— START OF Raw data —
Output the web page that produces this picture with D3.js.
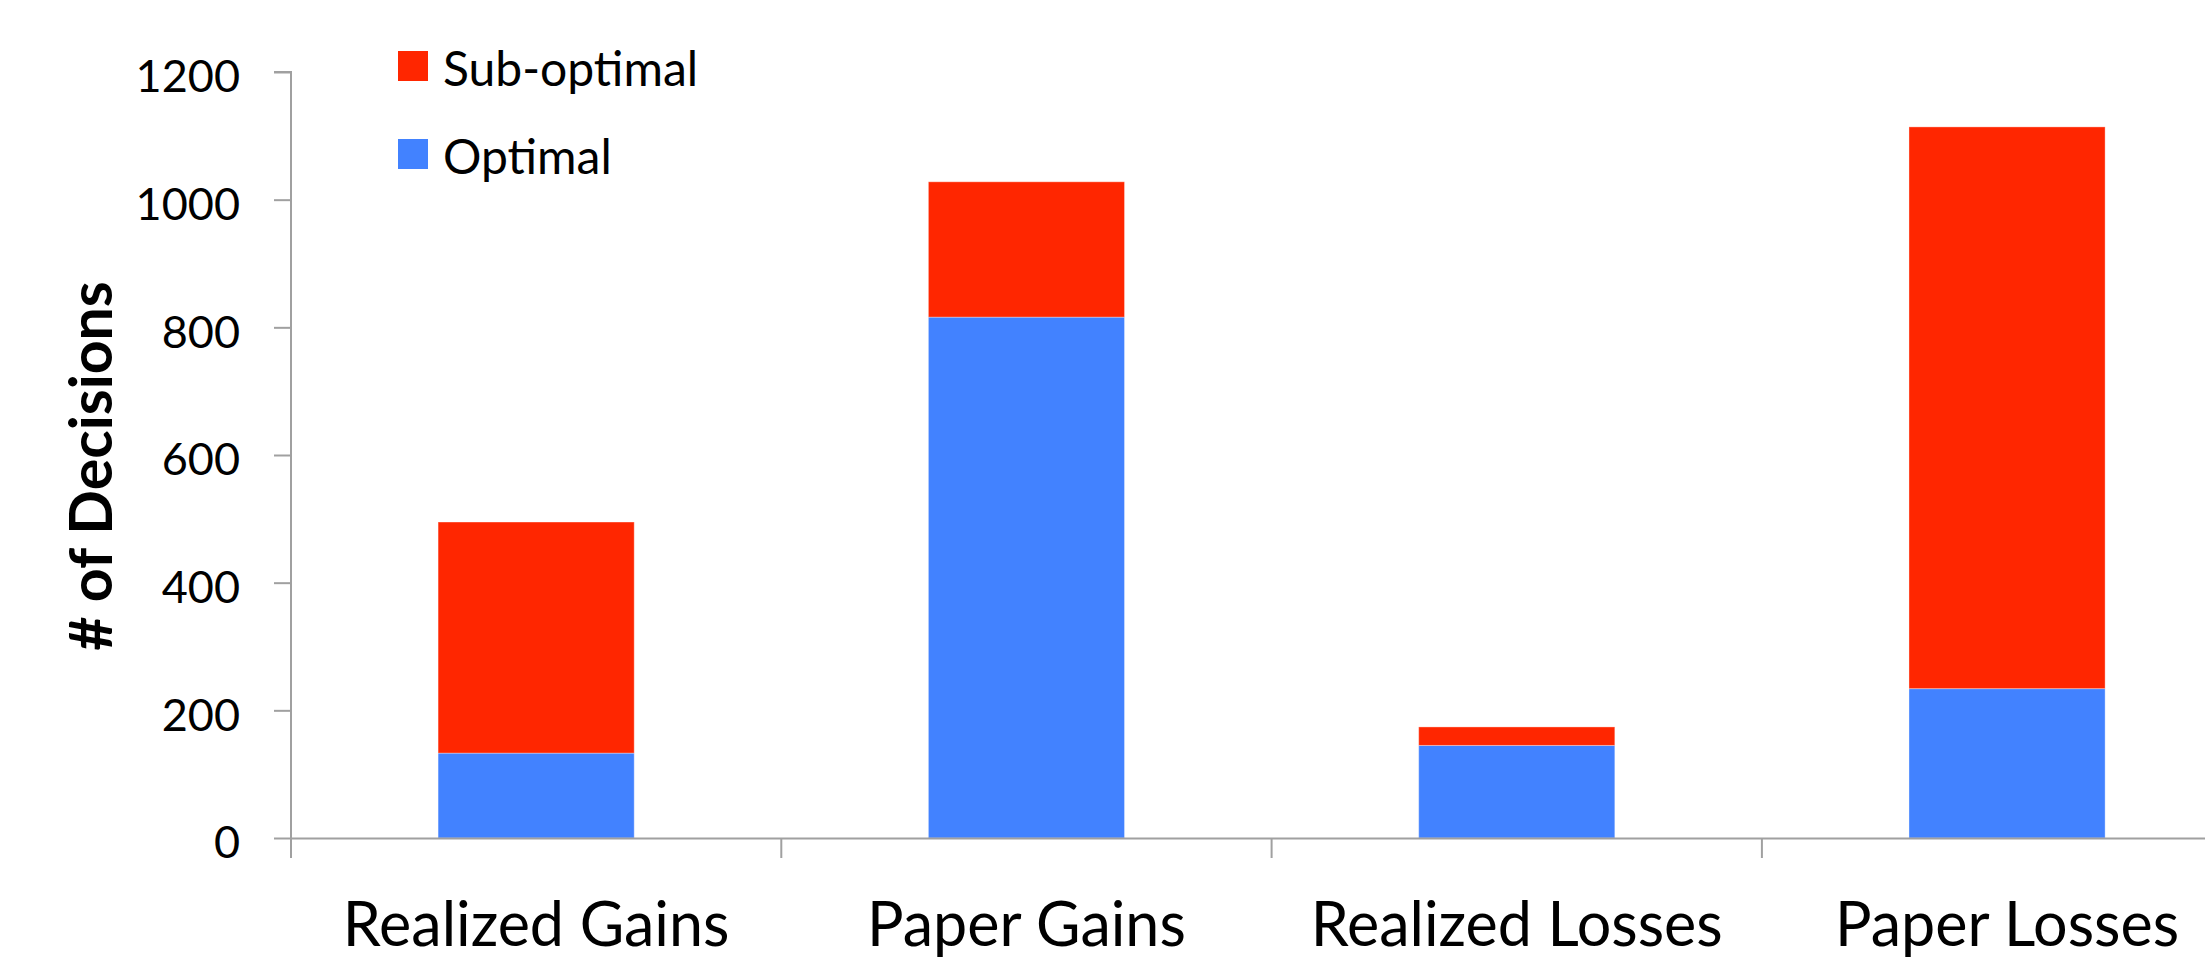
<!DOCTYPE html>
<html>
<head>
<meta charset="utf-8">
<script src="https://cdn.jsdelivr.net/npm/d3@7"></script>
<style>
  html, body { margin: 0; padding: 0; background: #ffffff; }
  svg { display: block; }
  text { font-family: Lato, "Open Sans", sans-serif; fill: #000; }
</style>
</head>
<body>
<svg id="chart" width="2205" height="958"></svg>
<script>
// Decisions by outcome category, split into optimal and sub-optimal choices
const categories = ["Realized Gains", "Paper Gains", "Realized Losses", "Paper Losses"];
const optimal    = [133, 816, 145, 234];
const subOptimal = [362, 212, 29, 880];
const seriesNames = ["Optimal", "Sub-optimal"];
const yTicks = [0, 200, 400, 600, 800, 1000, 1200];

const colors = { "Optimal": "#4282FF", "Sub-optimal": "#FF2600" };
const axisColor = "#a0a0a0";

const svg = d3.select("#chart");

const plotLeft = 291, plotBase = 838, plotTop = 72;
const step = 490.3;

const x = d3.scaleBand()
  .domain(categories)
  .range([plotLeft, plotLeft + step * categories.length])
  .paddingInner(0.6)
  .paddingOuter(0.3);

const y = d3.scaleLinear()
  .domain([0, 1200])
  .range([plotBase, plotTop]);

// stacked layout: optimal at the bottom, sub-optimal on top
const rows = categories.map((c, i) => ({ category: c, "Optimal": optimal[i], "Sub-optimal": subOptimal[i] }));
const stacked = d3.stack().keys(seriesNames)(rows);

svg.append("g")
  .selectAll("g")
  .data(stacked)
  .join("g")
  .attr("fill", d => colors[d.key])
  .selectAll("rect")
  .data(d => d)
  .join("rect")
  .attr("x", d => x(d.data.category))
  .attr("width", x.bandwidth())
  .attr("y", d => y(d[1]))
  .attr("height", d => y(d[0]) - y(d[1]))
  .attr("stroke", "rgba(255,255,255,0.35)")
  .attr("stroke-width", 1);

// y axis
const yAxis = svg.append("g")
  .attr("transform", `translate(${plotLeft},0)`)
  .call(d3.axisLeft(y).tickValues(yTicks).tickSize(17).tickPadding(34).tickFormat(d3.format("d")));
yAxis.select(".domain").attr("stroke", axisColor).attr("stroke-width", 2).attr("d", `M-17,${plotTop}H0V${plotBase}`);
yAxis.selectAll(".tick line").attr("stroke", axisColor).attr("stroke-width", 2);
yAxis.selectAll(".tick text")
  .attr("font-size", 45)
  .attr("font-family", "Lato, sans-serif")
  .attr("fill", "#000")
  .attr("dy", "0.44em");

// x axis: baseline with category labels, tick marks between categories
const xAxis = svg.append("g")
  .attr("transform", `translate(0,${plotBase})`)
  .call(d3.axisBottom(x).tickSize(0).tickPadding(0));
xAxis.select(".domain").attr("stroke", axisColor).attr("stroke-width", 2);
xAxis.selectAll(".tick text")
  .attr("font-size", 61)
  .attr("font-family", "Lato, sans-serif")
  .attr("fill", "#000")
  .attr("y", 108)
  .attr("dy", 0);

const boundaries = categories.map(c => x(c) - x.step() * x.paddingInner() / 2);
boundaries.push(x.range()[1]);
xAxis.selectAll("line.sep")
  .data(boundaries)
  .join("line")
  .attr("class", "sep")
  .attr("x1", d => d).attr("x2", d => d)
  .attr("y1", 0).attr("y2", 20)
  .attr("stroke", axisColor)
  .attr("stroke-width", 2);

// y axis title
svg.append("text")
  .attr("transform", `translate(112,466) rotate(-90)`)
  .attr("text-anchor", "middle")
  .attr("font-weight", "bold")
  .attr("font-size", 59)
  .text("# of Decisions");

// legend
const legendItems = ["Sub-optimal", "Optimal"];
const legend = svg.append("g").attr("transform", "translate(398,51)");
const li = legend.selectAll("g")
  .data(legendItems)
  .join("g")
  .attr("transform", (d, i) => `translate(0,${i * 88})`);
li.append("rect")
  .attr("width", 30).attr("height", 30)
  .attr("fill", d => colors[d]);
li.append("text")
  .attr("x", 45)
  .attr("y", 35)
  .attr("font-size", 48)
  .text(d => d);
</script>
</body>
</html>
— END OF Raw data —
§ Do this
Pictures are excluded; output everything else in the data verbatim.

§ Solution for this exercise
Output the web page that produces this picture with D3.js.
<!DOCTYPE html>
<html>
<head>
<meta charset="utf-8">
<script src="https://cdn.jsdelivr.net/npm/d3@7"></script>
<style>
  html, body { margin: 0; padding: 0; background: #ffffff; }
  svg { display: block; }
  text { font-family: Lato, "Open Sans", sans-serif; fill: #000; }
</style>
</head>
<body>
<svg id="chart" width="2205" height="958"></svg>
<script>
// Decisions by outcome category, split into optimal and sub-optimal choices
const categories = ["Realized Gains", "Paper Gains", "Realized Losses", "Paper Losses"];
const optimal    = [133, 816, 145, 234];
const subOptimal = [362, 212, 29, 880];
const seriesNames = ["Optimal", "Sub-optimal"];
const yTicks = [0, 200, 400, 600, 800, 1000, 1200];

const colors = { "Optimal": "#4282FF", "Sub-optimal": "#FF2600" };
const axisColor = "#a0a0a0";

const svg = d3.select("#chart");

const plotLeft = 291, plotBase = 838, plotTop = 72;
const step = 490.3;

const x = d3.scaleBand()
  .domain(categories)
  .range([plotLeft, plotLeft + step * categories.length])
  .paddingInner(0.6)
  .paddingOuter(0.3);

const y = d3.scaleLinear()
  .domain([0, 1200])
  .range([plotBase, plotTop]);

// stacked layout: optimal at the bottom, sub-optimal on top
const rows = categories.map((c, i) => ({ category: c, "Optimal": optimal[i], "Sub-optimal": subOptimal[i] }));
const stacked = d3.stack().keys(seriesNames)(rows);

svg.append("g")
  .selectAll("g")
  .data(stacked)
  .join("g")
  .attr("fill", d => colors[d.key])
  .selectAll("rect")
  .data(d => d)
  .join("rect")
  .attr("x", d => x(d.data.category))
  .attr("width", x.bandwidth())
  .attr("y", d => y(d[1]))
  .attr("height", d => y(d[0]) - y(d[1]))
  .attr("stroke", "rgba(255,255,255,0.35)")
  .attr("stroke-width", 1);

// y axis
const yAxis = svg.append("g")
  .attr("transform", `translate(${plotLeft},0)`)
  .call(d3.axisLeft(y).tickValues(yTicks).tickSize(17).tickPadding(34).tickFormat(d3.format("d")));
yAxis.select(".domain").attr("stroke", axisColor).attr("stroke-width", 2).attr("d", `M-17,${plotTop}H0V${plotBase}`);
yAxis.selectAll(".tick line").attr("stroke", axisColor).attr("stroke-width", 2);
yAxis.selectAll(".tick text")
  .attr("font-size", 45)
  .attr("font-family", "Lato, sans-serif")
  .attr("fill", "#000")
  .attr("dy", "0.44em");

// x axis: baseline with category labels, tick marks between categories
const xAxis = svg.append("g")
  .attr("transform", `translate(0,${plotBase})`)
  .call(d3.axisBottom(x).tickSize(0).tickPadding(0));
xAxis.select(".domain").attr("stroke", axisColor).attr("stroke-width", 2);
xAxis.selectAll(".tick text")
  .attr("font-size", 61)
  .attr("font-family", "Lato, sans-serif")
  .attr("fill", "#000")
  .attr("y", 108)
  .attr("dy", 0);

const boundaries = categories.map(c => x(c) - x.step() * x.paddingInner() / 2);
boundaries.push(x.range()[1]);
xAxis.selectAll("line.sep")
  .data(boundaries)
  .join("line")
  .attr("class", "sep")
  .attr("x1", d => d).attr("x2", d => d)
  .attr("y1", 0).attr("y2", 20)
  .attr("stroke", axisColor)
  .attr("stroke-width", 2);

// y axis title
svg.append("text")
  .attr("transform", `translate(112,466) rotate(-90)`)
  .attr("text-anchor", "middle")
  .attr("font-weight", "bold")
  .attr("font-size", 59)
  .text("# of Decisions");

// legend
const legendItems = ["Sub-optimal", "Optimal"];
const legend = svg.append("g").attr("transform", "translate(398,51)");
const li = legend.selectAll("g")
  .data(legendItems)
  .join("g")
  .attr("transform", (d, i) => `translate(0,${i * 88})`);
li.append("rect")
  .attr("width", 30).attr("height", 30)
  .attr("fill", d => colors[d]);
li.append("text")
  .attr("x", 45)
  .attr("y", 35)
  .attr("font-size", 48)
  .text(d => d);
</script>
</body>
</html>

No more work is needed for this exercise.